→ **What you will do**:
Go through the data below and copy it exactly, skipping every picture.

→ **Source excerpt**:
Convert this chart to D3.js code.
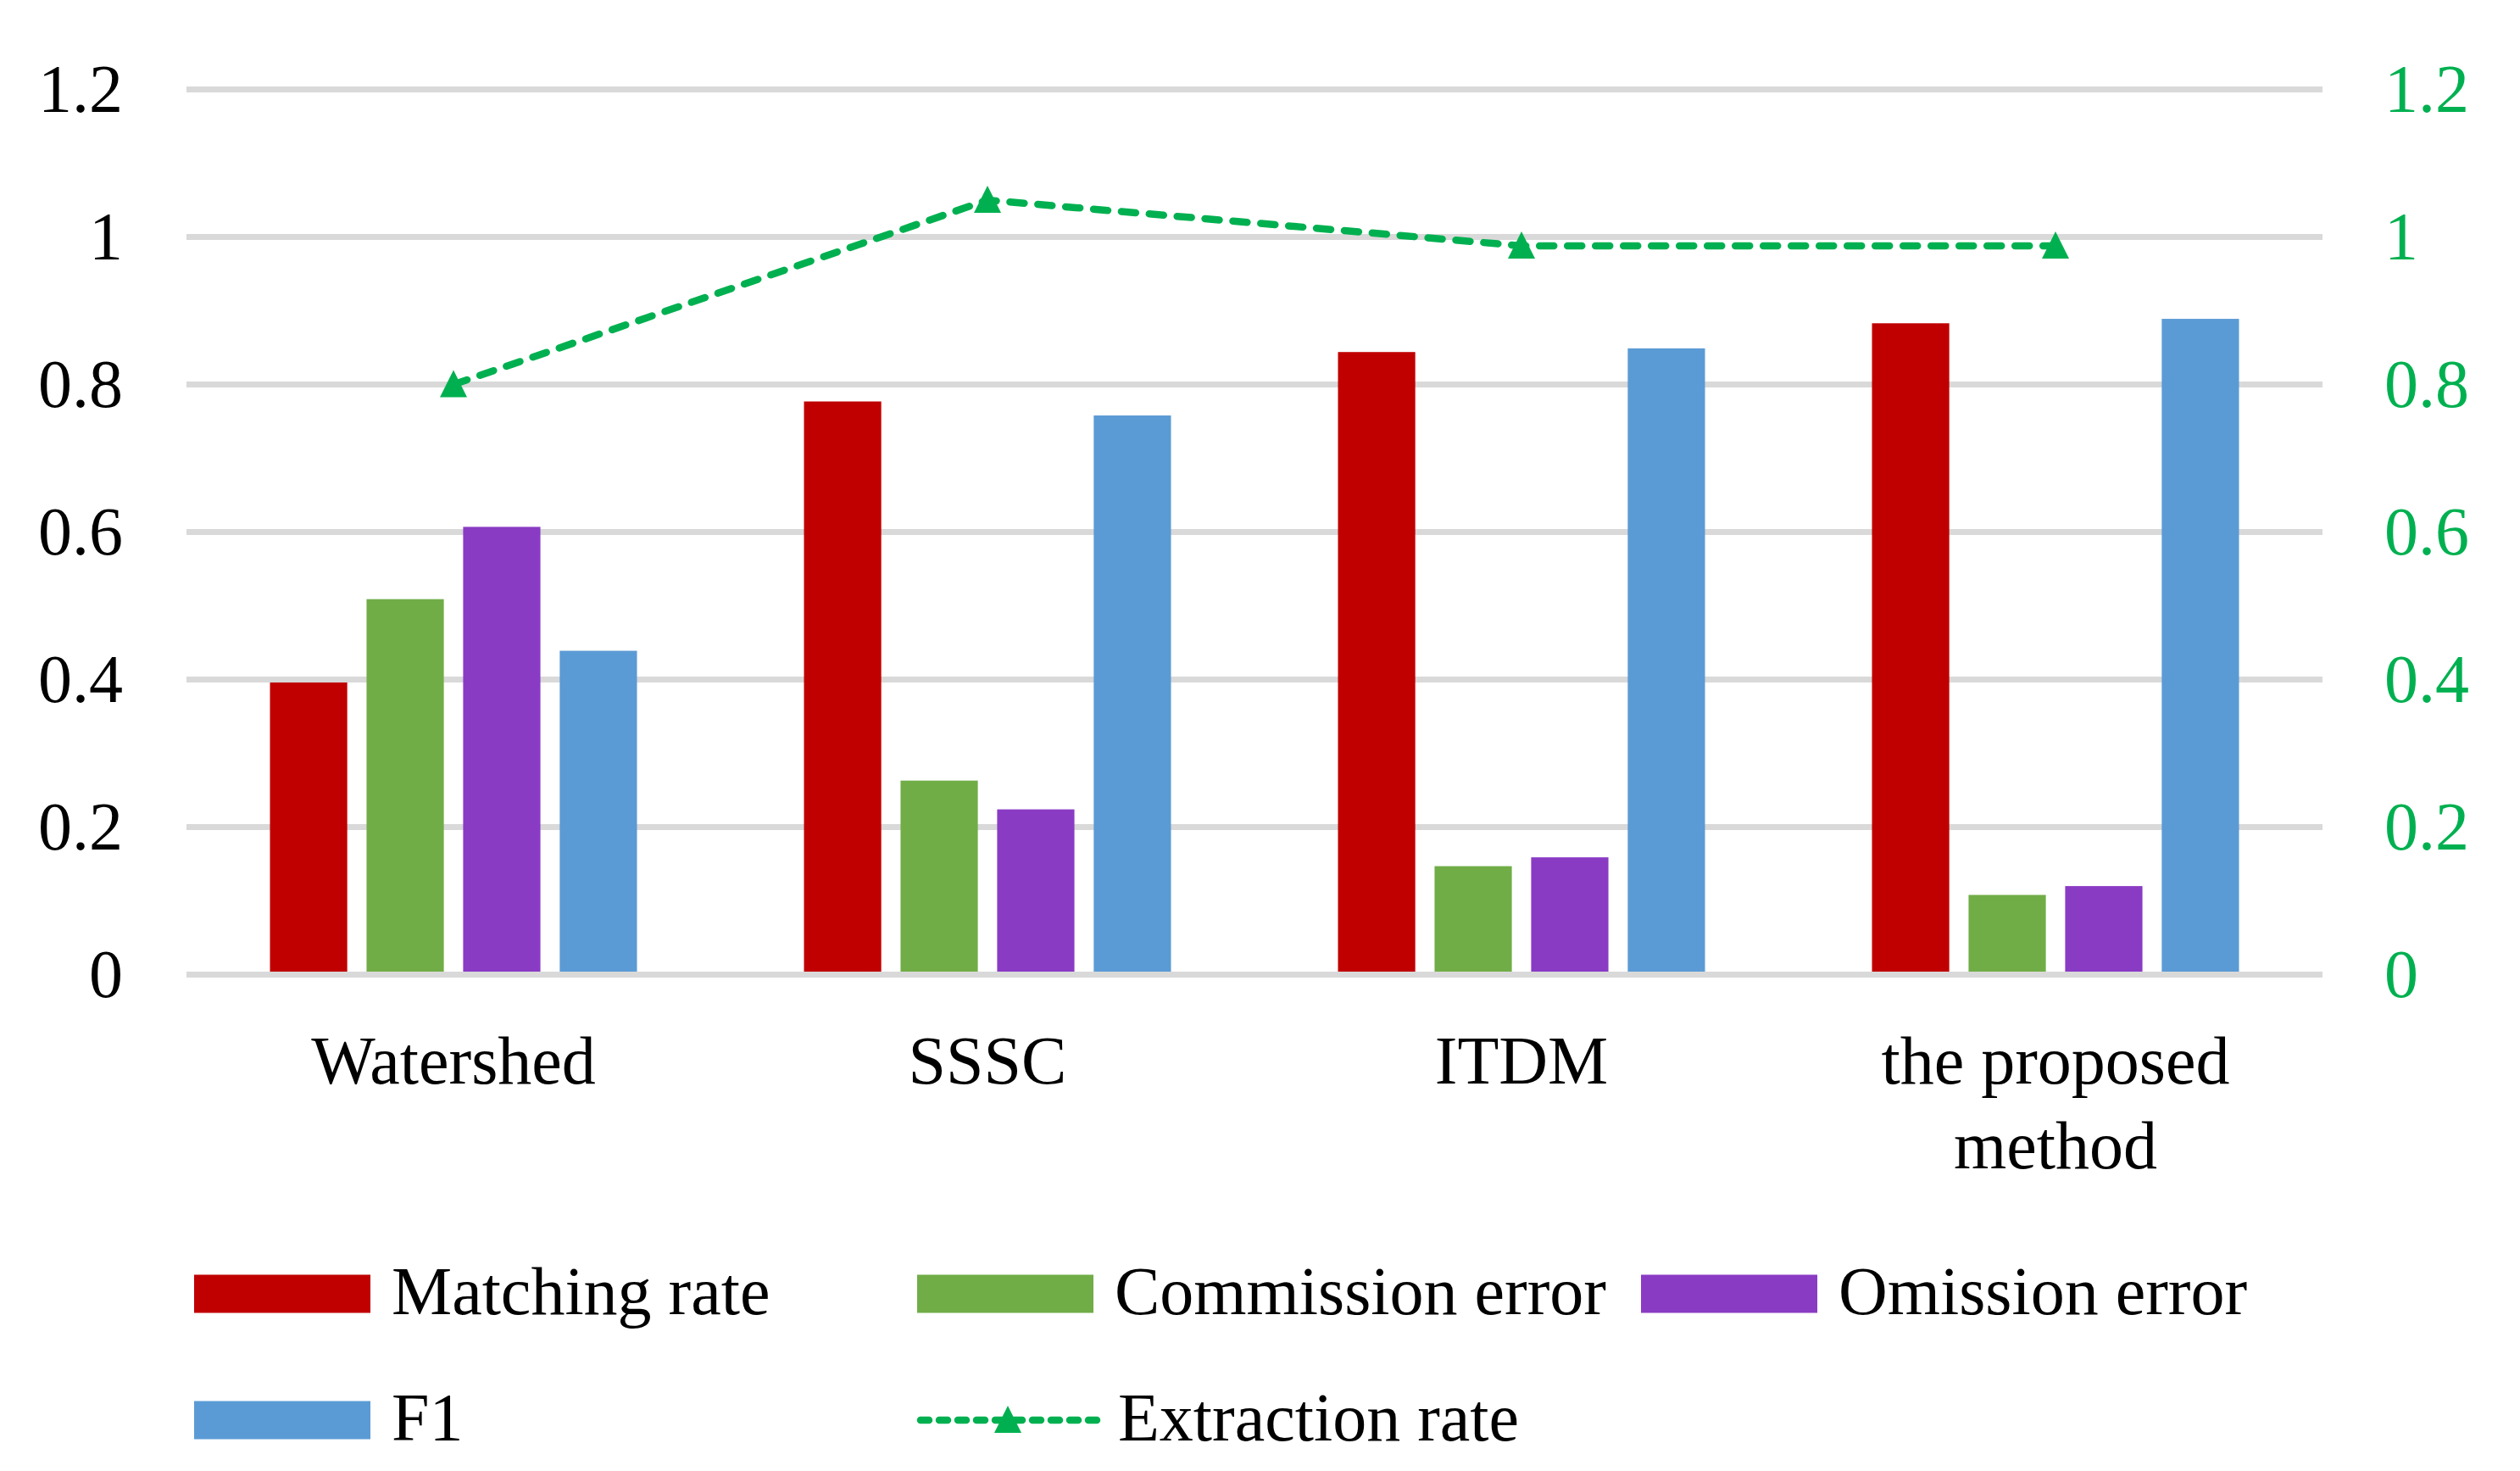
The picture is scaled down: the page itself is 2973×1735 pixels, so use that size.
<!DOCTYPE html>
<html>
<head>
<meta charset="utf-8">
<script src="https://cdn.jsdelivr.net/npm/d3@7"></script>
<style>
  html, body { margin: 0; padding: 0; background: #fff; }
  svg { display: block; }
  text { font-family: "Liberation Serif", "DejaVu Serif", serif; }
</style>
</head>
<body>
<svg id="chart" width="2973" height="1735"></svg>
<script>
// ---- data ----
const categories = ["Watershed", "SSSC", "ITDM", "the proposed method"];
const barSeries = ["Matching rate", "Commission error", "Omission error", "F1"];
const matchingRate    = [0.396, 0.777, 0.844, 0.883];
const commissionError = [0.509, 0.263, 0.147, 0.108];
const omissionError   = [0.607, 0.224, 0.159, 0.120];
const f1              = [0.439, 0.758, 0.849, 0.889];
const extractionRate  = [0.80, 1.05, 0.988, 0.988];
const leftTicks  = [0, 0.2, 0.4, 0.6, 0.8, 1, 1.2];
const rightTicks = [0, 0.2, 0.4, 0.6, 0.8, 1, 1.2];

const barValues = [matchingRate, commissionError, omissionError, f1];
const barColors = ["#c00000", "#70ad47", "#8a3bc4", "#5b9bd5"];
const lineColor = "#00b050";

// ---- layout ----
const svg = d3.select("#chart");
const plot = { left: 220, right: 2740, top: 105.5, bottom: 1149.5 };
const fontSize = 80;

const x = d3.scaleBand().domain(categories).range([plot.left, plot.right]).padding(0);
const groupPad = (x.bandwidth() - 433) / 2;
const xi = d3.scaleBand().domain(barSeries)
  .range([groupPad, x.bandwidth() - groupPad]).paddingInner(0.2).paddingOuter(0);
const yL = d3.scaleLinear().domain([0, 1.2]).range([plot.bottom, plot.top]);
const yR = d3.scaleLinear().domain([0, 1.2]).range([plot.bottom, plot.top]);

// gridlines
svg.append("g").selectAll("line").data(leftTicks).join("line")
  .attr("x1", plot.left).attr("x2", plot.right)
  .attr("y1", d => yL(d)).attr("y2", d => yL(d))
  .attr("stroke", "#d9d9d9").attr("stroke-width", 7);

// left axis
const leftAxis = d3.axisLeft(yL).tickValues(leftTicks).tickSize(0).tickPadding(0)
  .tickFormat(d => d3.format("~g")(d));
const gL = svg.append("g").attr("transform", `translate(145,0)`).call(leftAxis);
gL.select(".domain").remove();
gL.selectAll("text").attr("font-size", fontSize).attr("fill", "#000")
  .attr("font-family", "Liberation Serif").attr("dy", "0.32em");

// right axis
const rightAxis = d3.axisRight(yR).tickValues(rightTicks).tickSize(0).tickPadding(0)
  .tickFormat(d => d3.format("~g")(d));
const gR = svg.append("g").attr("transform", `translate(2813,0)`).call(rightAxis);
gR.select(".domain").remove();
gR.selectAll("text").attr("font-size", fontSize).attr("fill", lineColor)
  .attr("font-family", "Liberation Serif").attr("dy", "0.32em");

// bars
const groups = svg.append("g").selectAll("g").data(categories).join("g")
  .attr("transform", d => `translate(${x(d)},0)`);
groups.selectAll("rect")
  .data((c, ci) => barSeries.map((s, si) => ({ s, si, v: barValues[si][ci] })))
  .join("rect")
  .attr("x", d => xi(d.s))
  .attr("width", xi.bandwidth())
  .attr("y", d => yL(d.v))
  .attr("height", d => yL(0) - yL(d.v) - 3.5)
  .attr("fill", d => barColors[d.si]);

// extraction rate line
const triPath = "M0,-17 L16,15 L-16,15 Z";
const line = d3.line().x((d, i) => x(categories[i]) + x.bandwidth() / 2).y(d => yR(d));
svg.append("path").datum(extractionRate)
  .attr("d", line).attr("fill", "none").attr("stroke", lineColor)
  .attr("stroke-width", 8.5).attr("stroke-dasharray", "17 16").attr("stroke-linecap", "round");
svg.append("g").selectAll("path").data(extractionRate).join("path")
  .attr("d", triPath)
  .attr("transform", (d, i) => `translate(${x(categories[i]) + x.bandwidth() / 2},${yR(d)})`)
  .attr("fill", lineColor);

// category labels with wrapping
const catG = svg.append("g");
categories.forEach(c => {
  const t = catG.append("text")
    .attr("x", x(c) + x.bandwidth() / 2).attr("y", 1278)
    .attr("text-anchor", "middle").attr("font-size", fontSize).attr("fill", "#000");
  const words = c.split(" ");
  let lineWords = [];
  let tspan = t.append("tspan").attr("x", x(c) + x.bandwidth() / 2).attr("dy", 0);
  words.forEach(w => {
    lineWords.push(w);
    tspan.text(lineWords.join(" "));
    if (tspan.node().getComputedTextLength() > 500 && lineWords.length > 1) {
      lineWords.pop();
      tspan.text(lineWords.join(" "));
      lineWords = [w];
      tspan = t.append("tspan").attr("x", x(c) + x.bandwidth() / 2).attr("dy", 100).text(w);
    }
  });
});

// legend
const legendItems = [
  { name: "Matching rate", type: "bar", color: barColors[0], col: 0, row: 0 },
  { name: "Commission error", type: "bar", color: barColors[1], col: 1, row: 0 },
  { name: "Omission error", type: "bar", color: barColors[2], col: 2, row: 0 },
  { name: "F1", type: "bar", color: barColors[3], col: 0, row: 1 },
  { name: "Extraction rate", type: "line", color: lineColor, col: 1, row: 1 }
];
const legendX = [229, 1082, 1936];
const legendY = [1526, 1675];
const lg = svg.append("g").selectAll("g").data(legendItems).join("g")
  .attr("transform", d => `translate(${legendX[d.col]},${legendY[d.row]})`);
lg.filter(d => d.type === "bar").append("rect")
  .attr("x", 0).attr("y", -22.5).attr("width", 208).attr("height", 45)
  .attr("fill", d => d.color);
lg.filter(d => d.type === "line").append("line")
  .attr("x1", 4).attr("x2", 214).attr("y1", 0).attr("y2", 0)
  .attr("stroke", d => d.color).attr("stroke-width", 8.5)
  .attr("stroke-dasharray", "10 12").attr("stroke-linecap", "round");
lg.filter(d => d.type === "line").append("path")
  .attr("d", triPath).attr("transform", "translate(107,0)")
  .attr("fill", d => d.color);
lg.append("text")
  .attr("x", d => d.type === "bar" ? 233 : 237).attr("y", 24)
  .attr("font-size", fontSize).attr("fill", "#000").text(d => d.name);
</script>
</body>
</html>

→ **Exercise solution**:
Convert this chart to D3.js code.
The picture is scaled down: the page itself is 2973×1735 pixels, so use that size.
<!DOCTYPE html>
<html>
<head>
<meta charset="utf-8">
<script src="https://cdn.jsdelivr.net/npm/d3@7"></script>
<style>
  html, body { margin: 0; padding: 0; background: #fff; }
  svg { display: block; }
  text { font-family: "Liberation Serif", "DejaVu Serif", serif; }
</style>
</head>
<body>
<svg id="chart" width="2973" height="1735"></svg>
<script>
// ---- data ----
const categories = ["Watershed", "SSSC", "ITDM", "the proposed method"];
const barSeries = ["Matching rate", "Commission error", "Omission error", "F1"];
const matchingRate    = [0.396, 0.777, 0.844, 0.883];
const commissionError = [0.509, 0.263, 0.147, 0.108];
const omissionError   = [0.607, 0.224, 0.159, 0.120];
const f1              = [0.439, 0.758, 0.849, 0.889];
const extractionRate  = [0.80, 1.05, 0.988, 0.988];
const leftTicks  = [0, 0.2, 0.4, 0.6, 0.8, 1, 1.2];
const rightTicks = [0, 0.2, 0.4, 0.6, 0.8, 1, 1.2];

const barValues = [matchingRate, commissionError, omissionError, f1];
const barColors = ["#c00000", "#70ad47", "#8a3bc4", "#5b9bd5"];
const lineColor = "#00b050";

// ---- layout ----
const svg = d3.select("#chart");
const plot = { left: 220, right: 2740, top: 105.5, bottom: 1149.5 };
const fontSize = 80;

const x = d3.scaleBand().domain(categories).range([plot.left, plot.right]).padding(0);
const groupPad = (x.bandwidth() - 433) / 2;
const xi = d3.scaleBand().domain(barSeries)
  .range([groupPad, x.bandwidth() - groupPad]).paddingInner(0.2).paddingOuter(0);
const yL = d3.scaleLinear().domain([0, 1.2]).range([plot.bottom, plot.top]);
const yR = d3.scaleLinear().domain([0, 1.2]).range([plot.bottom, plot.top]);

// gridlines
svg.append("g").selectAll("line").data(leftTicks).join("line")
  .attr("x1", plot.left).attr("x2", plot.right)
  .attr("y1", d => yL(d)).attr("y2", d => yL(d))
  .attr("stroke", "#d9d9d9").attr("stroke-width", 7);

// left axis
const leftAxis = d3.axisLeft(yL).tickValues(leftTicks).tickSize(0).tickPadding(0)
  .tickFormat(d => d3.format("~g")(d));
const gL = svg.append("g").attr("transform", `translate(145,0)`).call(leftAxis);
gL.select(".domain").remove();
gL.selectAll("text").attr("font-size", fontSize).attr("fill", "#000")
  .attr("font-family", "Liberation Serif").attr("dy", "0.32em");

// right axis
const rightAxis = d3.axisRight(yR).tickValues(rightTicks).tickSize(0).tickPadding(0)
  .tickFormat(d => d3.format("~g")(d));
const gR = svg.append("g").attr("transform", `translate(2813,0)`).call(rightAxis);
gR.select(".domain").remove();
gR.selectAll("text").attr("font-size", fontSize).attr("fill", lineColor)
  .attr("font-family", "Liberation Serif").attr("dy", "0.32em");

// bars
const groups = svg.append("g").selectAll("g").data(categories).join("g")
  .attr("transform", d => `translate(${x(d)},0)`);
groups.selectAll("rect")
  .data((c, ci) => barSeries.map((s, si) => ({ s, si, v: barValues[si][ci] })))
  .join("rect")
  .attr("x", d => xi(d.s))
  .attr("width", xi.bandwidth())
  .attr("y", d => yL(d.v))
  .attr("height", d => yL(0) - yL(d.v) - 3.5)
  .attr("fill", d => barColors[d.si]);

// extraction rate line
const triPath = "M0,-17 L16,15 L-16,15 Z";
const line = d3.line().x((d, i) => x(categories[i]) + x.bandwidth() / 2).y(d => yR(d));
svg.append("path").datum(extractionRate)
  .attr("d", line).attr("fill", "none").attr("stroke", lineColor)
  .attr("stroke-width", 8.5).attr("stroke-dasharray", "17 16").attr("stroke-linecap", "round");
svg.append("g").selectAll("path").data(extractionRate).join("path")
  .attr("d", triPath)
  .attr("transform", (d, i) => `translate(${x(categories[i]) + x.bandwidth() / 2},${yR(d)})`)
  .attr("fill", lineColor);

// category labels with wrapping
const catG = svg.append("g");
categories.forEach(c => {
  const t = catG.append("text")
    .attr("x", x(c) + x.bandwidth() / 2).attr("y", 1278)
    .attr("text-anchor", "middle").attr("font-size", fontSize).attr("fill", "#000");
  const words = c.split(" ");
  let lineWords = [];
  let tspan = t.append("tspan").attr("x", x(c) + x.bandwidth() / 2).attr("dy", 0);
  words.forEach(w => {
    lineWords.push(w);
    tspan.text(lineWords.join(" "));
    if (tspan.node().getComputedTextLength() > 500 && lineWords.length > 1) {
      lineWords.pop();
      tspan.text(lineWords.join(" "));
      lineWords = [w];
      tspan = t.append("tspan").attr("x", x(c) + x.bandwidth() / 2).attr("dy", 100).text(w);
    }
  });
});

// legend
const legendItems = [
  { name: "Matching rate", type: "bar", color: barColors[0], col: 0, row: 0 },
  { name: "Commission error", type: "bar", color: barColors[1], col: 1, row: 0 },
  { name: "Omission error", type: "bar", color: barColors[2], col: 2, row: 0 },
  { name: "F1", type: "bar", color: barColors[3], col: 0, row: 1 },
  { name: "Extraction rate", type: "line", color: lineColor, col: 1, row: 1 }
];
const legendX = [229, 1082, 1936];
const legendY = [1526, 1675];
const lg = svg.append("g").selectAll("g").data(legendItems).join("g")
  .attr("transform", d => `translate(${legendX[d.col]},${legendY[d.row]})`);
lg.filter(d => d.type === "bar").append("rect")
  .attr("x", 0).attr("y", -22.5).attr("width", 208).attr("height", 45)
  .attr("fill", d => d.color);
lg.filter(d => d.type === "line").append("line")
  .attr("x1", 4).attr("x2", 214).attr("y1", 0).attr("y2", 0)
  .attr("stroke", d => d.color).attr("stroke-width", 8.5)
  .attr("stroke-dasharray", "10 12").attr("stroke-linecap", "round");
lg.filter(d => d.type === "line").append("path")
  .attr("d", triPath).attr("transform", "translate(107,0)")
  .attr("fill", d => d.color);
lg.append("text")
  .attr("x", d => d.type === "bar" ? 233 : 237).attr("y", 24)
  .attr("font-size", fontSize).attr("fill", "#000").text(d => d.name);
</script>
</body>
</html>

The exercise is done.